Description

12. Met Museum, New York City. 1988.

On Platinum Prints:

Platinum printing was an alternative photographic process considered a high art form in the Belle Époque that is now making a comeback–in a larger format than previously possible–to make beautiful collectors’ pieces of great value.

There are several attractions to printing in platinum. Platinum is one of the most stable elements in the universe–photographic platinum prints will not deteriorate for as long as the paper itself lasts (which can be thousands of years). Platinum has the most even tonal response in nature, avoiding distortions and shadows in the images. What’s more, when printed, platinum has a matte beauty to it, adding a luminous effect to the final print. Platinum’s inherent worth adds further value to these prints. Finally, printing in platinum is safer than the traditional silver-halide process, both for the health of the printer and for the environment.

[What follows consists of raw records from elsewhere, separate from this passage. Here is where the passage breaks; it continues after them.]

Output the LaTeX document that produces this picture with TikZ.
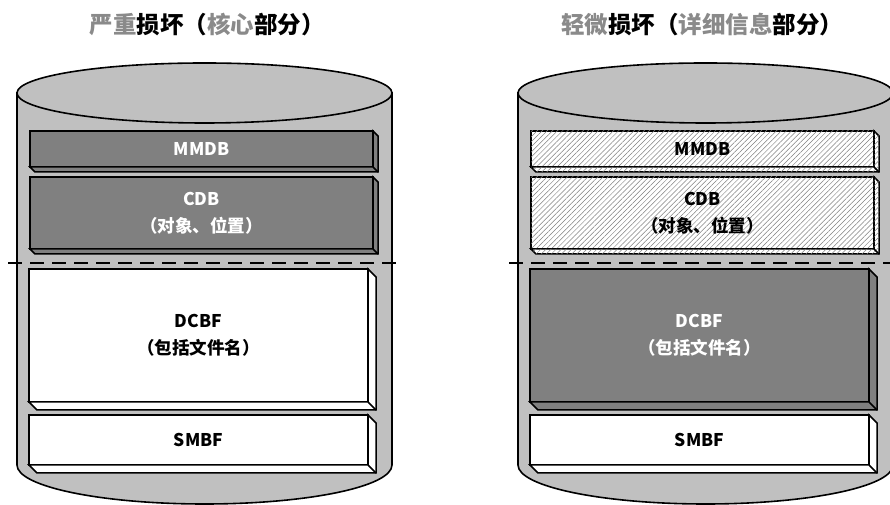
\documentclass[tikz,border=0pt]{standalone}
\usepackage{fontspec}
\newfontfamily\cjk{Noto Sans CJK SC}
\usetikzlibrary{patterns.meta,calc}
\definecolor{cylgray}{HTML}{C0C0C0}
\definecolor{boxdark}{HTML}{808080}
\definecolor{titlegray}{HTML}{8A8A8A}

\tikzset{
  cylbody/.style={draw=black, line width=1.6pt, fill=cylgray},
  layer/.style={draw=black, line width=1.5pt, anchor=north west, inner sep=0pt,
    outer sep=0pt, align=center, font=\cjk\bfseries\fontsize{17.5}{27}\selectfont},
  darkfill/.style={fill=boxdark},
  whitefill/.style={fill=white},
  hatchfill/.style={fill=white, postaction={pattern={Lines[angle=45,distance=3.6pt,line width=0.5pt]}, pattern color=gray}},
  darklayer/.style={layer, darkfill, text=white},
  whitelayer/.style={layer, whitefill, text=black},
  hatchlayer/.style={layer, hatchfill, text=black},
  cut/.style={line width=1.8pt, dash pattern=on 14pt off 8pt},
  heading/.style={font=\cjk\bfseries\fontsize{23.5}{28}\selectfont, inner sep=0pt},
}

% 3D edge (right side and bottom strip) under a layer node
\newcommand\bevel[3]{%
  \draw[line width=1.5pt, #3] (#1.north east) -- ++(#2,-#2)
    -- ($(#1.south east)+(#2,-#2)$) -- ($(#1.south west)+(#2,-#2)$)
    -- (#1.south west) -- (#1.south east) -- cycle;
  \draw[line width=1.5pt] (#1.south east) -- ++(#2,-#2);
}

% cylinder: left edge x, width
\newcommand\drum[2]{%
  \draw[cylbody] (#1,412) -- (#1,40)
    arc[start angle=180, end angle=360, x radius=#2/2, y radius=39]
    -- ++(0,372) -- cycle;
  \draw[cylbody] (#1+#2/2,412) ellipse[x radius=#2/2, y radius=30];
}

\begin{document}
\begin{tikzpicture}[x=1pt, y=1pt]
  \useasboundingbox (0,0) rectangle (890,505);

  % ---- headings ----
  \node[heading] (titleL) at (207,480)
    {\textcolor{titlegray}{严重}损坏（\textcolor{titlegray}{核心}部分）};
  \node[heading] (titleR) at (702,480)
    {\textcolor{titlegray}{轻微}损坏（\textcolor{titlegray}{详细信息}部分）};

  % ---- cylinders ----
  \drum{17}{375}
  \drum{518}{375}

  % ---- dividing lines ----
  \draw[cut] (8,242) -- (400,242);
  \draw[cut] (509,242) -- (892,242);

  % ---- left cylinder: severe damage ----
  \node[darklayer, minimum width=343, minimum height=36] (mmdbL) at (30,374) {MMDB};
  \bevel{mmdbL}{5}{darkfill}
  \node[darklayer, minimum width=343, minimum height=72] (cdbL) at (30,328) {CDB\\（对象、位置）};
  \bevel{cdbL}{5}{darkfill}
  \node[whitelayer, minimum width=339, minimum height=133] (dcbfL) at (29,236) {DCBF\\（包括文件名）};
  \bevel{dcbfL}{8}{whitefill}
  \node[whitelayer, minimum width=339, minimum height=50] (smbfL) at (29,90) {SMBF};
  \bevel{smbfL}{8}{whitefill}

  % ---- right cylinder: minor damage ----
  \node[hatchlayer, minimum width=343, minimum height=36] (mmdbR) at (531,374) {MMDB};
  \bevel{mmdbR}{5}{hatchfill}
  \node[hatchlayer, minimum width=343, minimum height=72] (cdbR) at (531,328) {CDB\\（对象、位置）};
  \bevel{cdbR}{5}{hatchfill}
  \node[darklayer, minimum width=339, minimum height=133] (dcbfR) at (530,236) {DCBF\\（包括文件名）};
  \bevel{dcbfR}{8}{darkfill}
  \node[whitelayer, minimum width=339, minimum height=50] (smbfR) at (530,90) {SMBF};
  \bevel{smbfR}{8}{whitefill}
\end{tikzpicture}
\end{document}
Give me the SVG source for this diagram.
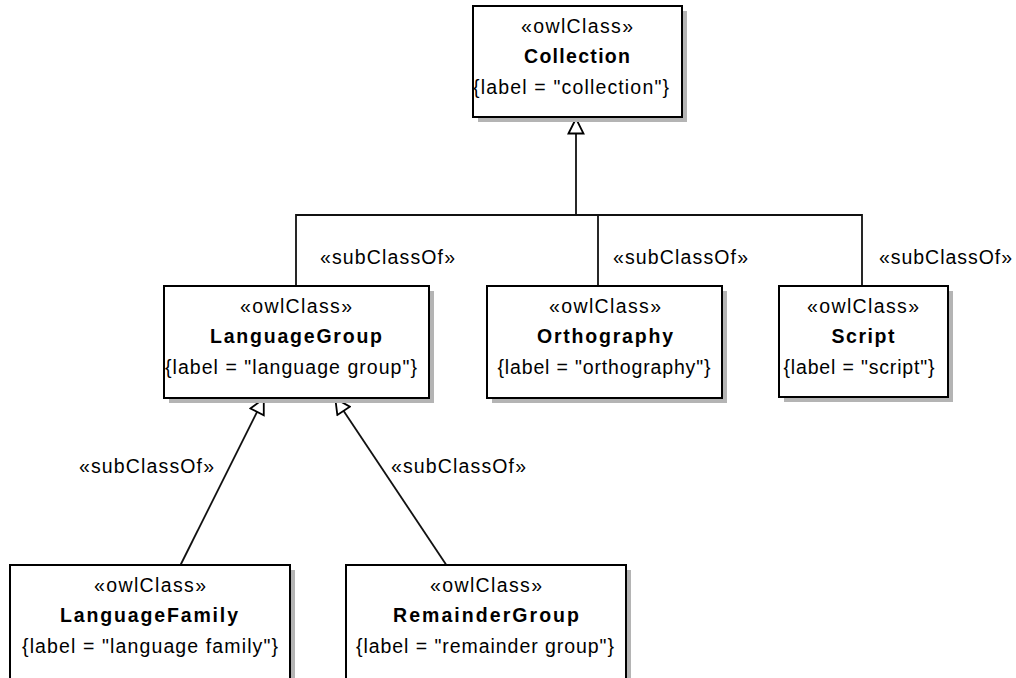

“The whole thing about analog is mastering the process,” says Gabe Greenberg, digital printing expert. “It’s an art. … The idea of being able to produce beautiful platinum prints is a wonderful thing for people experienced in the old craft of analog photography and who still love the hand-coated processes.”

The first prints in this series were produced in May of 2010 with the help of a specialist printmaker and digital printing expert. Erwitt added more images to this series in 2013.

 

I’m serious about not being serious.

Elliott Erwitt
© Elliott Erwitt | Magnum Photos

Born in Paris in 1928 to Russian parents, Elliott Erwitt spent his childhood in Milan, then emigrated to the US, via France, with his family in 1939. As a teenager living in Hollywood, he developed an interest in photography and worked in a commercial darkroom before experimenting with at Los Angeles City College.

In 1948, he moved to New York and exchanged janitorial work for film classes at the New School for Social Research. Five years later, Erwitt joined Magnum Photos and worked as a freelance photographer for Collier’s, Look, LIFE, Holiday and other luminaries in that golden period for illustrated magazines.

He has made significant bodies of work in America, Cuba, the UK, France, Italy and beyond. In the 1970s, he produced several notable documentaries and in the 1980s eighteen comedy films for HBO.

Erwitt has become known for benevolent irony, and for a humanistic sensibility traditional to the spirit of Magnum.